**Instruction**: Show, in full, each line of the data that contains "this".

**Recorded information**:
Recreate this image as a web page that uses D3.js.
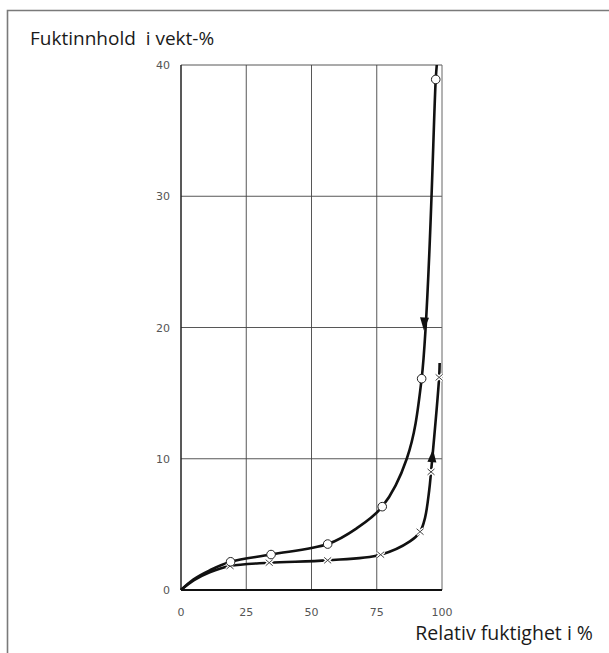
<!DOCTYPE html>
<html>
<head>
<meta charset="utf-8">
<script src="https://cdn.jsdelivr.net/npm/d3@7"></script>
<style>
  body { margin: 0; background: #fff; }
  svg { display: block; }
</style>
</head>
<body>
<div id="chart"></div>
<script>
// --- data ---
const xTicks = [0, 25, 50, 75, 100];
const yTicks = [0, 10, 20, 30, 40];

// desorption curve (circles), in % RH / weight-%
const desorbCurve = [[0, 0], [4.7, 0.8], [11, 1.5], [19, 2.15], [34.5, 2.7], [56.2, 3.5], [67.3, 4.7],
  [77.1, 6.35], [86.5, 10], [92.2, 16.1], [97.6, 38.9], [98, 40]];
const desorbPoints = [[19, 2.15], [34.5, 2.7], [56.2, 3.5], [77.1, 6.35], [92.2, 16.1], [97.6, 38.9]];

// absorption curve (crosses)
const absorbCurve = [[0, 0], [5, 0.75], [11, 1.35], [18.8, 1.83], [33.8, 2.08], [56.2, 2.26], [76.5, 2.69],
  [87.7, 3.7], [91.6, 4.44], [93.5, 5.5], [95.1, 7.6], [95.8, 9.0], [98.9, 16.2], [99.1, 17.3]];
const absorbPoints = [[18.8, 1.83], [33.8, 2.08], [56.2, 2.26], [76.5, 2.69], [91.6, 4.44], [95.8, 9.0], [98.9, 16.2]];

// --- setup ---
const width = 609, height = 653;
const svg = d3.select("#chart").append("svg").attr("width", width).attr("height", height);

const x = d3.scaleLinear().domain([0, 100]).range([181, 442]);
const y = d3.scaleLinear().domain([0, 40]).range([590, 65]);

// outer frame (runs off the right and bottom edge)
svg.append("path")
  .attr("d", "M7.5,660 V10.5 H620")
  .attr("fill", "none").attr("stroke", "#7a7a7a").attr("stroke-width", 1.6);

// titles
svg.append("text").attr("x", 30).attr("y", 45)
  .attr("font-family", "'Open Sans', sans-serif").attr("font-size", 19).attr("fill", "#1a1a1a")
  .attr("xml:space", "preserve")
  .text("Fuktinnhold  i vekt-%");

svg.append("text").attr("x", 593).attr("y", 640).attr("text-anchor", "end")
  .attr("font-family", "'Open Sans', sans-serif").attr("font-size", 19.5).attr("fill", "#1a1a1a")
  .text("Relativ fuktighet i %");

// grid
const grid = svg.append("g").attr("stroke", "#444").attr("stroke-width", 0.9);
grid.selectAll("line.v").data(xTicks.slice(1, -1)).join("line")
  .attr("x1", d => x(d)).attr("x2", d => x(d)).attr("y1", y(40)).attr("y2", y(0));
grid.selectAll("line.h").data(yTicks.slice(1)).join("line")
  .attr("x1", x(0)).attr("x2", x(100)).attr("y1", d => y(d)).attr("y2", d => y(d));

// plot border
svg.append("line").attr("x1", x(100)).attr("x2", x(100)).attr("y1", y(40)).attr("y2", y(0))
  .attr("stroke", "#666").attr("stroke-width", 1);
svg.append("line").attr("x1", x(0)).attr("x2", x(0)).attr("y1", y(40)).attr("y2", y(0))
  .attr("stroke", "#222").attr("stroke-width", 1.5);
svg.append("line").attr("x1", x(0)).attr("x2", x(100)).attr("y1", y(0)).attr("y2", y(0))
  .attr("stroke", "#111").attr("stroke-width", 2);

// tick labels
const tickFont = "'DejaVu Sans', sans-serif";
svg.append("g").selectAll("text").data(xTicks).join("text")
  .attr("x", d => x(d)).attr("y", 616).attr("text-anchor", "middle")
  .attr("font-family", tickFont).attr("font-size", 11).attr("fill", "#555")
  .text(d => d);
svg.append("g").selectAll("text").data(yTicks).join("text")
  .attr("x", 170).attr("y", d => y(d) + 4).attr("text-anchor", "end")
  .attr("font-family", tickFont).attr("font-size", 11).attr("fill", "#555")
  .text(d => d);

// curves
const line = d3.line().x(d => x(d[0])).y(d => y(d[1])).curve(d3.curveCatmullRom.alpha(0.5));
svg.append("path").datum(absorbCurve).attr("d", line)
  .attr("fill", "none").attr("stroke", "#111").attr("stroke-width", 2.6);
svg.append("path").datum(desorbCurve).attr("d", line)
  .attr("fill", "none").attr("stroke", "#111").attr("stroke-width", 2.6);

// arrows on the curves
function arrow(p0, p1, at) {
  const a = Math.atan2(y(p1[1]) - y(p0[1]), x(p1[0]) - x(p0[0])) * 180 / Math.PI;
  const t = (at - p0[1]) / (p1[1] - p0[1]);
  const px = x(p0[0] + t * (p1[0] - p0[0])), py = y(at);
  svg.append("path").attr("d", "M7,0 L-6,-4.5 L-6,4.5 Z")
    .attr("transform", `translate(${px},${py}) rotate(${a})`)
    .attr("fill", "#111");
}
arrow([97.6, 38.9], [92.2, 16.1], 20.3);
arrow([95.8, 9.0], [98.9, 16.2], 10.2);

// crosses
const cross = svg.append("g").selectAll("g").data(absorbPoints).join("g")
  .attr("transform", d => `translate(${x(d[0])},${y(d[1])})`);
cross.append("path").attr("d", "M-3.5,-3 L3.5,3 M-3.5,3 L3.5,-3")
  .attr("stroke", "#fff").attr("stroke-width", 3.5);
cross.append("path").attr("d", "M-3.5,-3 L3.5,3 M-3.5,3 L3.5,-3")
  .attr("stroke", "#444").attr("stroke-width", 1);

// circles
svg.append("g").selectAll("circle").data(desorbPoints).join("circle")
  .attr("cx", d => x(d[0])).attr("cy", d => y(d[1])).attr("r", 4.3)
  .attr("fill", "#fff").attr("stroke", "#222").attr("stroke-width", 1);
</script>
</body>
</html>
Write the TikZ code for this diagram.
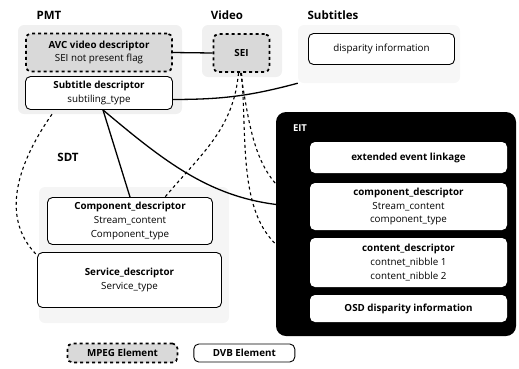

**Final answer**:
Recreate this image as a web page that uses D3.js.
Write the TikZ code for this diagram.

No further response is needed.